Amazon has expanded its Kindle app offerings yet again, with an update to Kindle for Android that optimizes the e-reader software for tablets running Google Android 3.0 (code-named “Honeycomb”). In coming months, Honeycomb devices arriving on store shelves will challenge the Apple iPad’s dominance of the tablet market.
The latest version of Kindle for Android includes a Honeycomb-optimized layout for newspaper and magazine reading, the ability to pause and resume downloads, enhanced word look-up ability, and a tablet-tailored shopping interface. Users can download the platform from either Android Marketplace or Amazon’s Appstore for Android.
Amazon has been steadily building out features for its Kindle platform. On April 20, the online retailer announced a Kindle Library Lending Feature, due later in 2011, which will allow readers to borrow Kindle ebooks from more than 11,000 libraries in the United States.
In addition to checking out ebooks, customers will have the ability to make annotations within the text. Kindle Library Lending will work with both Kindle e-readers and the Kindle app for mobile devices and PCs. Kindle users can already lend ebooks to one another for 14 days.
Amazon has also sought to broaden Kindle adoption with an ad-supported device that retails for $114, slightly cheaper than the basic Kindle at $139 and the Kindle 3G at $189. While Amazon continues to command the lion’s share of the e-reader market, it faces competition not only from rival e-readers such as Barnes & Noble’s full-color Nook, but also Apple and Google, which have introduced e-reading platforms for tablets and smartphones.
Analysts have theorized recently that Amazon could eventually build an Android-based device capable of taking on the iPad and other Android tablet manufacturers.

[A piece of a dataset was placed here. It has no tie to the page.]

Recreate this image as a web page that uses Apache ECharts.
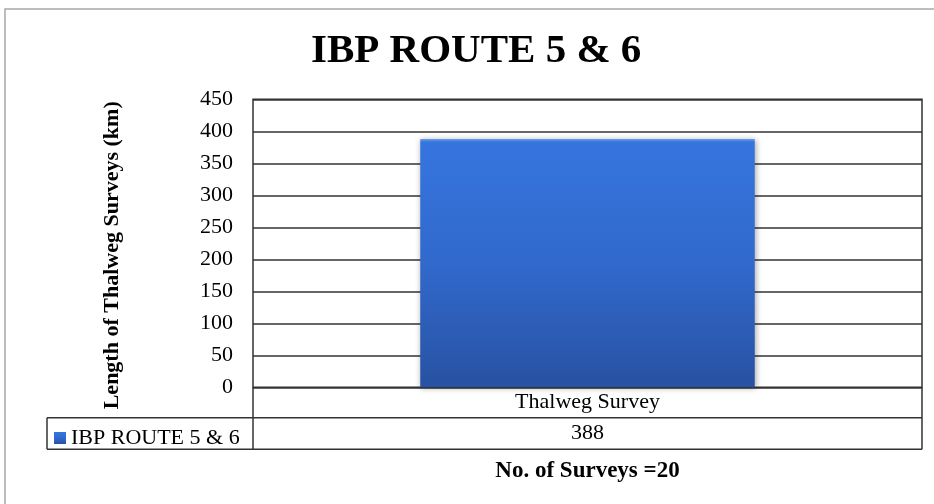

“Amazon could create a compelling Android- or Linux-based tablet offering easy access to Amazon’s storefront (including its forthcoming Android app store) and unique Amazon features like one-click purchasing, Amazon prime service, and its recommendation engine,” Forrester analyst Sarah Rotman Epps wrote in a March 10 blog posting. “More consumers considering buying a tablet say they would consider Amazon (24 percent) than Motorola (18 percent).”
Such a device would also allow Amazon to leverage its massive customer base.
“A Kindle-Android device could prove popular, building on the large installed base of Kindle users,” added analyst Jack Gold. “And Amazon clearly has the largest -store’ out there (bigger than the iTunes/app store world) so that could be a swaying factor if they got aggressive with offering special deals on their own device.”
That being said, many users purchase the Kindle for its paperlike e-ink display and ultra-long battery life, two things by definition unavailable in a tablet. Whether or not Amazon decides to go the homegrown tablet route, though, it definitely seems intent on keeping Kindle software as up-to-date as possible with this new Honeycomb addition.